Vickki McFadden: I'm not going to comment on what would be a Board decision about who will succeed me as Chair. That would be inappropriate. It's not my call. The Board is working on orderly board renewal. We have regular nominations committee meetings. We are prosecuting always the Board skills matrix, particularly as we're moving to a new – through our refreshed strategy, which is why we appointed somebody like Tony with that skill. And next year, we may be in a slightly different position with requiring further additional skills.

Q8. Given what former CEO Bob Johnson did, what constraints are there preventing retiring executives from joining competitors?

Stephen Mayne: Chair, great to see the strong remuneration report support. So no criticisms at all. My question goes to how we treat our management team's incentives when they go to work for a competitor. So I was quite shocked when Bob Johnston, who was our CEO for 8 years, retired from the Board in March 2024. Five months later, he is on the Stockland Board. All that knowledge, all that insight and of he goes to Stockland. And I've raised that at the last 2 Stockland meetings as to say what's going on here. In the first year, they censored the question. And second year, he sort of said he sold down to remove the conflict of interest of owning $12.5 million of the shares in a competitor when he's meant to be advocating for Stockland. So my question is, what did we think of that? And do our incentives have any disincentive to stop that from happening? So I'm presuming that Bob Johnston's '25 and '26 incentives were still rolling when he was working for a competitor because it wasn't an excluding event. There wasn't something that said that he would have to forfeit those if he did that. So in my view, there should be forfeiture clauses in any departing executive who has rolling incentives who go and work for a competitor. So what did we think about what happened with our former CEO defecting to the opposition? And have we changed any of our incentive structures in light of that?
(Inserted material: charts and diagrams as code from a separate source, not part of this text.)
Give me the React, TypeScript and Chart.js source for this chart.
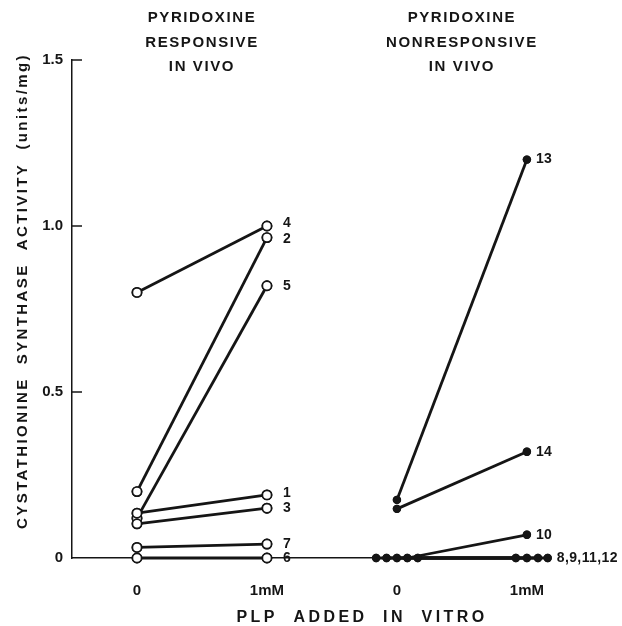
import { useEffect, useRef } from 'react';
import { Chart, registerables } from 'chart.js';

Chart.register(...registerables);

// ---- data ----
const xTickValues = [1, 2, 3, 4];
const xTickLabels = ['0', '1mM', '0', '1mM'];
const yTickValues = [0, 0.5, 1.0, 1.5];
const yTickLabels = ['0', '0.5', '1.0', '1.5'];

const responsivePatients = ['4', '2', '5', '1', '3', '7', '6'];
const responsiveBaseline = [0.8, 0.2, 0.12, 0.135, 0.103, 0.032, 0];
const responsivePLP = [1.0, 0.965, 0.82, 0.19, 0.15, 0.042, 0];
const responsiveBaselineX = [1, 1, 1, 1, 1, 1, 1];
const responsivePLPX = [2, 2, 2, 2, 2, 2, 2];

const nonresponsivePatients = ['13', '14', '10', '8', '9', '11', '12'];
const nonresponsiveBaseline = [0.175, 0.148, 0, 0, 0, 0, 0];
const nonresponsivePLP = [1.2, 0.32, 0.07, 0, 0, 0, 0];
const nonresponsiveBaselineX = [3, 3, 3.08, 2.84, 2.92, 3.0, 3.16];
const nonresponsivePLPX = [4, 4, 4, 3.915, 4.0, 4.085, 4.16];
const nonresponsiveLabels = ['13', '14', '10', '', '', '', '8,9,11,12'];

const groupTitles = [
  ['PYRIDOXINE', 'RESPONSIVE', 'IN VIVO'],
  ['PYRIDOXINE', 'NONRESPONSIVE', 'IN VIVO'],
];
const groupCenters = [1.5, 3.5];
const yTitle = 'CYSTATHIONINE  SYNTHASE  ACTIVITY  (units/mg)';
const xTitle = 'PLP  ADDED  IN  VITRO';

const FONT = '"Liberation Sans", Arial, sans-serif';
const INK = '#151515';

export default function App() {
  const ref = useRef<HTMLCanvasElement>(null);

  useEffect(() => {
    document.body.style.margin = '0';
    const canvas = ref.current;
    if (!canvas) return;

    const datasets: any[] = [];
    responsivePatients.forEach((p, i) => {
      datasets.push({
        label: 'Patient ' + p,
        pointLabel: p,
        labelDx: 16,
        data: [
          { x: responsiveBaselineX[i], y: responsiveBaseline[i] },
          { x: responsivePLPX[i], y: responsivePLP[i] },
        ],
        borderColor: INK,
        borderWidth: 2.8,
        pointRadius: 4.6,
        pointBorderWidth: 1.7,
        pointBackgroundColor: '#fff',
        pointBorderColor: INK,
        clip: false,
        tension: 0,
        fill: false,
      });
    });
    nonresponsivePatients.forEach((p, i) => {
      datasets.push({
        label: 'Patient ' + p,
        pointLabel: nonresponsiveLabels[i],
        labelDx: 9,
        data: [
          { x: nonresponsiveBaselineX[i], y: nonresponsiveBaseline[i] },
          { x: nonresponsivePLPX[i], y: nonresponsivePLP[i] },
        ],
        borderColor: INK,
        borderWidth: 2.8,
        pointRadius: 4.2,
        pointBorderWidth: 0,
        pointBackgroundColor: INK,
        pointBorderColor: INK,
        clip: false,
        tension: 0,
        fill: false,
      });
    });

    const labelNudge: Record<string, number> = { '4': -3, '2': 2, '1': -2 };

    const decor = {
      id: 'decor',
      afterDatasetsDraw(chart: any) {
        // points on top of every line
        chart.data.datasets.forEach((_: any, i: number) => {
          const meta = chart.getDatasetMeta(i);
          meta.data.forEach((pt: any) => pt.draw(chart.ctx));
        });
      },
      afterDraw(chart: any) {
        const ctx = chart.ctx as CanvasRenderingContext2D;
        const { x, y } = chart.scales;
        const area = chart.chartArea;
        ctx.save();
        ctx.fillStyle = INK;
        ctx.strokeStyle = INK;

        // inward tick marks
        ctx.lineWidth = 1.5;
        yTickValues.forEach((v) => {
          if (v === 0) return;
          const py = y.getPixelForValue(v);
          ctx.beginPath();
          ctx.moveTo(area.left, py);
          ctx.lineTo(area.left + 10, py);
          ctx.stroke();
        });

        // point labels
        ctx.font = `bold 14px ${FONT}`;
        (ctx as any).letterSpacing = '0.4px';
        ctx.textAlign = 'left';
        ctx.textBaseline = 'middle';
        chart.data.datasets.forEach((ds: any, i: number) => {
          if (!ds.pointLabel) return;
          const pt = chart.getDatasetMeta(i).data[1];
          ctx.fillText(ds.pointLabel, pt.x + ds.labelDx, pt.y + (labelNudge[ds.pointLabel] || 0));
        });

        // group titles
        ctx.font = `bold 15px ${FONT}`;
        (ctx as any).letterSpacing = '1.6px';
        ctx.textAlign = 'center';
        groupTitles.forEach((lines, g) => {
          const cx = x.getPixelForValue(groupCenters[g]);
          lines.forEach((t, k) => ctx.fillText(t, cx, 18 + k * 24.5));
        });

        // x title
        ctx.font = `bold 16px ${FONT}`;
        (ctx as any).letterSpacing = '3.4px';
        ctx.fillText(xTitle, 362, 618);

        // y title
        ctx.font = `bold 15px ${FONT}`;
        (ctx as any).letterSpacing = '2.4px';
        ctx.translate(23, 291);
        ctx.rotate(-Math.PI / 2);
        ctx.fillText(yTitle, 0, 0);
        ctx.restore();
      },
    };

    const chart = new Chart(canvas, {
      type: 'line',
      data: { datasets },
      options: {
        responsive: false,
        animation: false,
        layout: { padding: { top: 60, right: 73, left: 0, bottom: 0 } },
        plugins: { legend: { display: false }, tooltip: { enabled: false } },
        scales: {
          x: {
            type: 'linear',
            min: 0.5,
            max: 4.17,
            grid: { display: false, drawTicks: false },
            border: { display: true, color: INK, width: 1.5 },
            afterFit: (s: any) => {
              s.height = 68;
            },
            afterBuildTicks: (s: any) => {
              s.ticks = xTickValues.map((v) => ({ value: v }));
            },
            ticks: {
              callback: (_v: any, i: number) => xTickLabels[i],
              font: { family: FONT, size: 15, weight: 'bold' },
              color: INK,
              padding: 24,
              autoSkip: false,
              maxRotation: 0,
            },
          },
          y: {
            min: 0,
            max: 1.5,
            grid: { display: false, drawTicks: false },
            border: { display: true, color: INK, width: 1.5 },
            afterFit: (s: any) => {
              s.width = 72;
            },
            afterBuildTicks: (s: any) => {
              s.ticks = yTickValues.map((v) => ({ value: v }));
            },
            ticks: {
              callback: (_v: any, i: number) => yTickLabels[i],
              font: { family: FONT, size: 15, weight: 'bold' },
              color: INK,
              padding: 9,
            },
          },
        },
      },
      plugins: [decor],
    } as any);

    return () => chart.destroy();
  }, []);

  return (
    <div style={{ width: 622, height: 626, background: '#fff' }}>
      <canvas ref={ref} width={622} height={626} style={{ display: 'block' }} />
    </div>
  );
}
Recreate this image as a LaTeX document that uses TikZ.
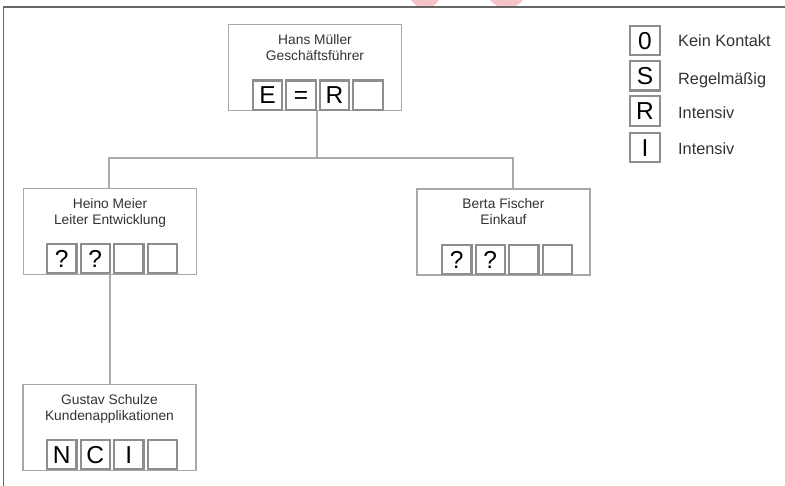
\documentclass[tikz,border=0pt]{standalone}
\usepackage{fontspec}
\setmainfont{Liberation Sans}
\usetikzlibrary{calc}
\definecolor{framecol}{HTML}{666666}
\definecolor{boxcol}{HTML}{A8A8A8}
\definecolor{cellcol}{HTML}{8E8E8E}
\definecolor{linecol}{HTML}{AAAAAA}
\definecolor{pinkcol}{HTML}{F6C4C8}
\definecolor{txtcol}{HTML}{333333}
\tikzset{
  person/.style={draw=boxcol, line width=1.1pt, fill=white, rectangle,
    minimum width=173pt, minimum height=86pt, inner sep=0pt},
  pname/.style={anchor=north, align=center, inner sep=0pt, text=txtcol,
    font=\fontsize{13.8pt}{16pt}\selectfont},
  cell/.style={draw=cellcol, line width=2.2pt, fill=white, rectangle,
    minimum size=29.3pt, inner sep=0pt, text=black,
    font=\fontsize{24.5pt}{26pt}\selectfont, text height=17.5pt, text depth=0pt},
  legtext/.style={anchor=west, inner sep=0pt, text=txtcol,
    font=\fontsize{16.3pt}{18pt}\selectfont, text height=11.7pt, text depth=0pt},
  conn/.style={draw=linecol, line width=1.3pt}
}
\begin{document}
\begin{tikzpicture}[x=1pt,y=-1pt]
\useasboundingbox (0,0) rectangle (785,485);
% cut-off marks at the top edge
\fill[pinkcol] (425,-8.3) circle (16.3);
\fill[pinkcol] (506.5,-13) circle (21);
% frame
\draw[framecol, line width=1.6pt] (3.5,486) -- (3.5,6.8) -- (786,6.8);

% person boxes
\node[person] (top) at (315,67.5) {};
\node[person] (heino) at (110,231.5) {};
\node[person] (berta) at (503.5,232) {};
\node[person] (gustav) at (109.5,427.5) {};

\node[pname] (topname) at ([yshift=-10pt]top.north) {Hans Müller\\Geschäftsführer};
\node[pname] (heinoname) at ([yshift=-10pt]heino.north) {Heino Meier\\Leiter Entwicklung};
\node[pname] (bertaname) at ([yshift=-10pt]berta.north) {Berta Fischer\\Einkauf};
\node[pname] (gustavname) at ([yshift=-10pt]gustav.north) {Gustav Schulze\\Kundenapplikationen};

% cells
\foreach \l [count=\i] in {E,=,R,{}}
  \node[cell] (topc\i) at (267.5+33.5*\i-33.5,95.2) {\l};
\foreach \l [count=\i] in {?,?,{},{}}
  \node[cell] (heinoc\i) at (61.75+33.5*\i-33.5,258.5) {\l};
\foreach \l [count=\i] in {?,?,{},{}}
  \node[cell] (bertac\i) at (456.75+33.5*\i-33.5,259.5) {\l};
\foreach \l [count=\i] in {N,C,I,{}}
  \node[cell] (gustavc\i) at (61.75+33.5*\i-33.5,454.5) {\l};

% connectors
\coordinate (j) at (317,158);
\draw[conn] ([xshift=2pt]top.south) -- (j);
\draw[conn] ([xshift=-1pt]heino.north) -- ([xshift=-1pt]heino.north |- j)
  -- ([xshift=9.5pt]berta.north |- j) -- ([xshift=9.5pt]berta.north);
\draw[conn] (heino.south) -- (gustav.north -| heino.south);

% legend
\node[cell] (lg1) at (645,40.5) {0};
\node[cell] (lg2) at (645,75.8) {S};
\node[cell] (lg3) at (645,111) {R};
\node[cell] (lg4) at (645,147.5) {I};
\node[legtext] (lt1) at (678,41) {Kein Kontakt};
\node[legtext] (lt2) at (678,78.5) {Regelmäßig};
\node[legtext] (lt3) at (678,113) {Intensiv};
\node[legtext] (lt4) at (678,149) {Intensiv};
\end{tikzpicture}
\end{document}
Vickki McFadden: The answer to that is no. Bob was paid his remuneration in accordance with his contract and the terms of his contract. Under his employment contract, he had a restraint of trade that he retired from executive role. And you are drawing a comparison between a nonexecutive role and an executive role. Executive roles are very clearly defined in terms of restraint of trade and potential whether or not security is best and potential clawback if there's malice.

Stephen Mayne: So he couldn't become a Stockland CEO, but he could have become their Chair, is that what you're saying, under this rule, effectively?

Vickki McFadden: Technically.

Stephen Mayne: Do you think that's right, though?

Vickki McFadden: I think, yes, directors do matter, but I think that – he was remunerated for being an executive, and the role is quite different.

Q9. General business: AGM process changes needed to reach best practice

Stephen Mayne: I just want to thank you for offering general questions at the end. That actually is best practice. It's also very good that you followed the agenda today, a lot of big companies from Rio Tinto, JB Hi-Fi, Transurban, Macquarie, don't. They just say, has anyone got a question or anything and throw the agenda out. You don't do that in board meetings, so you shouldn't do that at an AGM. So thanks for following the agenda and respecting it. To reach best practice in AGMs, I'm assuming you're going to do the head count disclosure again today in your announcement, which you started doing last year, showing how many shareholders voted for and against. Is that going to continue?

Vickki McFadden:
Yes.

Stephen Mayne: Great. So to get to best practice, all you've got to do is early disclosure with the proxies and a hybrid and you'll be with Suncorp, Tabcorp, Computershare and Stockland, your competitor, ticking the boxes with best practice hybrid AGMs. So thanks for running a good AGM, and I hope you can address those 2 issues because early proxy disclosure just better informs the market and allows for a more fully informed debate. And obviously, the hybrid is just more inclusive and people don't have to travel. Apologies I can't stay afterwards. There is the Magellan meeting at 11am, which is the real reason I came today. So I won't ask you to pay for my flight.